Typically, the inspection apparatus will allow a user to set pattern recognition thresholds. These thresholds are designed to reduce or increase the matching percentage required between the pattern to be recognized and the inspected images. Thus, a user may set a matching threshold to 100%, in which case, the apparatus will only declare matches when the inspected images contain patterns that exactly match the pattern to be recognized. This would ensure that defective images 54a, 54b, 54c are not matched to desired and non-defective images. However, due to variations in the manufacturing process, a matching threshold of 100% would most likely lead to no desired matches or too few desired matches than are actually present. The apparatus would not detect all of the proper matches, if it detects any at all (i.e., it is under inclusive). On the other hand, if the matching threshold is set too low, e.g., 50%, then too many matches will occur. These matches will include defective images 54a, 54b, 54c whose patterns are within the matching percentage (i.e., it is over inclusive). Typically, the matching threshold is set to approximately 65% to balance between the over inclusive and under inclusive matching thresholds.
Even with a threshold setting of 65%, the conventional pattern recognition process is still unreliable. FIG. 3 illustrates another set of exemplary inspected images 50. Four sample images 90, 92, 94, 96 are also illustrated. The sample images 90, 92, 94, 96 each contain three contact images 50. The first three images 90, 92, 94 contain top surfaces 52 and bottom surfaces 54, while the fourth image 96 only contains bottom surfaces 54. The second and third images 92, 94 also contain defective bottom surfaces 92a, 94a, respectively. Using the current pattern recognition process, the first three images 90, 92, 94 would most likely match each other if one of the images 90, 92, 94 were used as a pattern to be recognized. This would happen even though the bottom surfaces 54 of the images 90, 92, 94 do not match at all and some of the surfaces 92a, 94a are defective.
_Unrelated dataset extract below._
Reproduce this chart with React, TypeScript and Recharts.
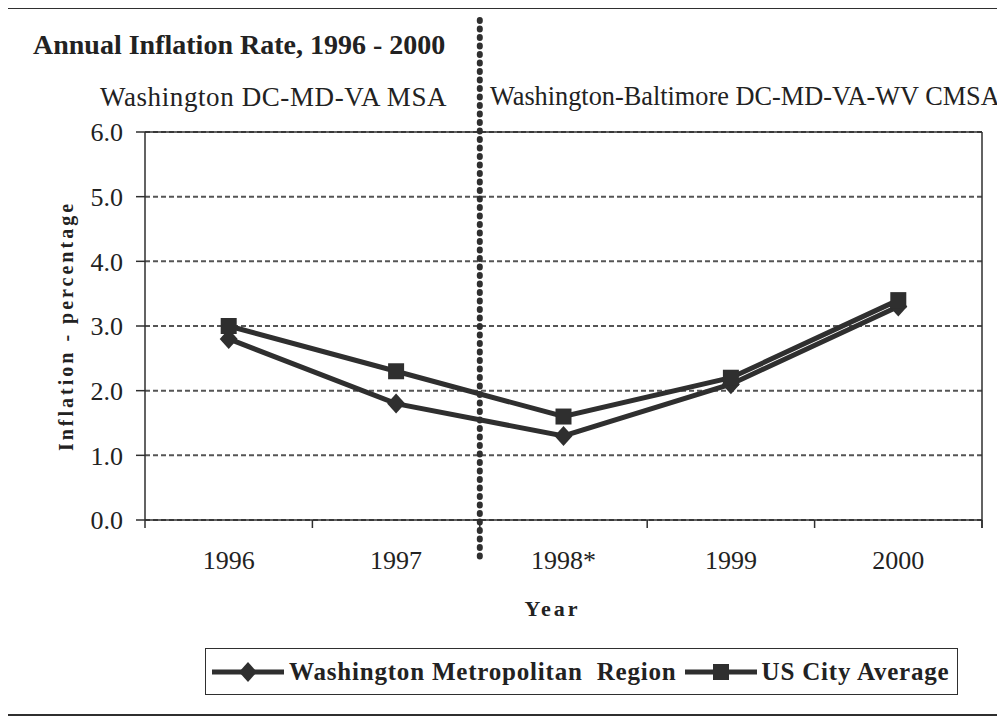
import { LineChart, Line, XAxis, YAxis, CartesianGrid, ReferenceLine, Legend, Label } from "recharts";

// Annual inflation, percent
const YEARS = ["1996", "1997", "1998*", "1999", "2000"];
const WASHINGTON = [2.8, 1.8, 1.3, 2.1, 3.3];
const US_AVERAGE = [3.0, 2.3, 1.6, 2.2, 3.4];
const Y_TICKS = [0, 1, 2, 3, 4, 5, 6];

const data = YEARS.map((year, i) => ({
  year,
  washington: WASHINGTON[i],
  us: US_AVERAGE[i],
}));

const INK = "#2f2f2f";
const SERIF = '"Liberation Serif", "Times New Roman", serif';

const CHART_W = 990;
const CHART_H = 705;
const MARGIN = { top: 123, right: 16, bottom: 94, left: 77 };
const Y_AXIS_W = 60;
const PLOT_W = CHART_W - MARGIN.left - MARGIN.right - Y_AXIS_W;
const BAND = PLOT_W / YEARS.length;

const Diamond = (props: any) => {
  const { cx, cy } = props;
  if (cx == null || cy == null) return <g />;
  return (
    <polygon
      points={`${cx},${cy - 10} ${cx + 9},${cy} ${cx},${cy + 10} ${cx - 9},${cy}`}
      fill={INK}
    />
  );
};

const Square = (props: any) => {
  const { cx, cy } = props;
  if (cx == null || cy == null) return <g />;
  return <rect x={cx - 8} y={cy - 8} width={16} height={16} fill={INK} />;
};

const YearTick = (props: any) => {
  const { x, y, payload, index } = props;
  const half = BAND / 2;
  return (
    <g>
      {index === 0 && (
        <line x1={x - half} y1={y} x2={x - half} y2={y + 8} stroke={INK} strokeWidth={1.5} />
      )}
      <line x1={x + half} y1={y} x2={x + half} y2={y + 8} stroke={INK} strokeWidth={1.5} />
      <text
        x={x}
        y={y + 40}
        textAnchor="middle"
        dominantBaseline="central"
        fontFamily={SERIF}
        fontSize={26}
        fill="#222"
      >
        {payload.value}
      </text>
    </g>
  );
};

// dotted separator between the MSA and CMSA periods, runs past the plot
const Separator = (props: any) => {
  const { x1, y1, y2 } = props;
  const top = Math.min(y1, y2);
  const bottom = Math.max(y1, y2);
  return (
    <line
      x1={x1}
      x2={x1}
      y1={top - 112}
      y2={bottom + 40}
      stroke={INK}
      strokeWidth={6}
      strokeDasharray="1 7.5"
      strokeLinecap="round"
    />
  );
};

const RightEdge = (props: any) => {
  const { x1, y1, y2 } = props;
  return (
    <line
      x1={x1}
      x2={x1}
      y1={Math.min(y1, y2)}
      y2={Math.max(y1, y2) + 8}
      stroke={INK}
      strokeWidth={1.5}
    />
  );
};

const legendItems = [
  { name: "Washington Metropolitan  Region", marker: "diamond" },
  { name: "US City Average", marker: "square" },
];

const LegendBox = () => (
  <div
    style={{
      boxSizing: "border-box",
      width: 753,
      height: 47,
      border: `1.5px solid ${INK}`,
      display: "flex",
      alignItems: "center",
      paddingLeft: 6,
      fontFamily: SERIF,
      fontWeight: "bold",
      fontSize: 25,
      letterSpacing: 0.8,
      color: "#222",
      whiteSpace: "pre",
    }}
  >
    {legendItems.map((item) => (
      <span key={item.name} style={{ display: "flex", alignItems: "center", marginRight: 8 }}>
        <svg width={72} height={24} style={{ marginRight: 5 }}>
          <line x1={0} x2={72} y1={12} y2={12} stroke={INK} strokeWidth={5} />
          {item.marker === "diamond" ? (
            <polygon points="36,2 45,12 36,22 27,12" fill={INK} />
          ) : (
            <rect x={28} y={4} width={16} height={16} fill={INK} />
          )}
        </svg>
        {item.name}
      </span>
    ))}
  </div>
);

export default function App() {
  return (
    <div
      style={{
        position: "relative",
        marginLeft: -2,
        marginTop: -1,
        width: 1000,
        height: 705,
        borderLeft: `2px solid ${INK}`,
        borderTop: `2px solid ${INK}`,
        borderBottom: `2px solid ${INK}`,
        fontFamily: SERIF,
        color: "#222",
      }}
    >
      <div
        style={{
          position: "absolute",
          left: 25,
          top: 22,
          fontSize: 28,
          fontWeight: "bold",
          lineHeight: 1,
          whiteSpace: "nowrap",
        }}
      >
        Annual Inflation Rate, 1996 - 2000
      </div>
      <div
        style={{
          position: "absolute",
          left: 92,
          top: 75,
          fontSize: 27,
          letterSpacing: 0.6,
          lineHeight: 1,
          whiteSpace: "nowrap",
        }}
      >
        Washington DC-MD-VA MSA
      </div>
      <div
        style={{
          position: "absolute",
          left: 482,
          top: 75,
          fontSize: 26.3,
          lineHeight: 1,
          whiteSpace: "nowrap",
        }}
      >
        Washington-Baltimore DC-MD-VA-WV CMSA
      </div>

      <div style={{ position: "absolute", left: 0, top: 0 }}>
        <LineChart width={CHART_W} height={CHART_H} data={data} margin={MARGIN}>
          <CartesianGrid
            horizontal
            vertical={false}
            stroke="#555"
            strokeWidth={2}
            strokeDasharray="5 3"
          />
          <XAxis
            dataKey="year"
            scale="band"
            interval={0}
            height={100}
            tickSize={0}
            tickMargin={0}
            tick={<YearTick />}
            axisLine={{ stroke: INK, strokeWidth: 1.5 }}
          >
            <Label
              content={(p: any) => (
                <text
                  x={p.viewBox.x + p.viewBox.width / 2 - 11}
                  y={p.viewBox.y + 88}
                  textAnchor="middle"
                  dominantBaseline="central"
                  fontFamily={SERIF}
                  fontWeight="bold"
                  fontSize={22}
                  letterSpacing={3}
                  fill="#222"
                >
                  Year
                </text>
              )}
            />
          </XAxis>
          <YAxis
            width={Y_AXIS_W}
            domain={[0, 6]}
            ticks={Y_TICKS}
            tickFormatter={(v: number) => v.toFixed(1)}
            tickSize={9}
            tickMargin={13}
            tick={{ fontFamily: SERIF, fontSize: 26, fill: "#222" }}
            tickLine={{ stroke: INK, strokeWidth: 1.5 }}
            axisLine={{ stroke: INK, strokeWidth: 1.5 }}
          >
            <Label
              content={(p: any) => {
                const cx = p.viewBox.x - 19;
                const cy = p.viewBox.y + p.viewBox.height / 2;
                return (
                  <text
                    x={cx}
                    y={cy}
                    transform={`rotate(-90 ${cx} ${cy})`}
                    textAnchor="middle"
                    dominantBaseline="central"
                    fontFamily={SERIF}
                    fontWeight="bold"
                    fontSize={20}
                    letterSpacing={3}
                    fill="#222"
                  >
                    Inflation - percentage
                  </text>
                );
              }}
            />
          </YAxis>
          <ReferenceLine y={6} stroke={INK} strokeWidth={1.5} />
          <ReferenceLine x="2000" position="end" shape={<RightEdge />} />
          <ReferenceLine x="1997" position="end" shape={<Separator />} />
          <Line
            type="linear"
            dataKey="washington"
            name="Washington Metropolitan Region"
            stroke={INK}
            strokeWidth={5}
            dot={<Diamond />}
            activeDot={false}
            isAnimationActive={false}
          />
          <Line
            type="linear"
            dataKey="us"
            name="US City Average"
            stroke={INK}
            strokeWidth={5}
            dot={<Square />}
            activeDot={false}
            isAnimationActive={false}
          />
          <Legend
            layout="horizontal"
            verticalAlign="middle"
            align="center"
            content={<LegendBox />}
            wrapperStyle={{ left: 197, top: 639, width: 753, height: 47 }}
          />
        </LineChart>
      </div>
    </div>
  );
}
It would be desirable to use the fourth sample image 96 as the pattern to be detected. As noted above, the fourth image 96 does not contain any top surfaces 52. However, the fourth sample image 96, which has bottom surfaces 54 substantially matching the bottom surfaces 54 of the first sample image 90, would not match any of the other images 90, 92, 94 because the other images contain both top and bottom surfaces 52, 54. Thus, even if it were possible to select the fourth sample image 96 as a pattern to be recognized, the pattern recognition analysis would be corrupted by the top surfaces 52, of the inspected images (e.g., images 90, 92, 94) which are not part of the desired features.
Accordingly, there is a desire and need for a pattern recognition process that filters out undesirable features from the object being inspected prior to performing a pattern recognition analysis on the object. There is also a desire and need for a pattern recognition process that allows a user to select multiple desired images of the object being inspected to be used as a pattern to be recognized during a pattern recognition analysis on the object.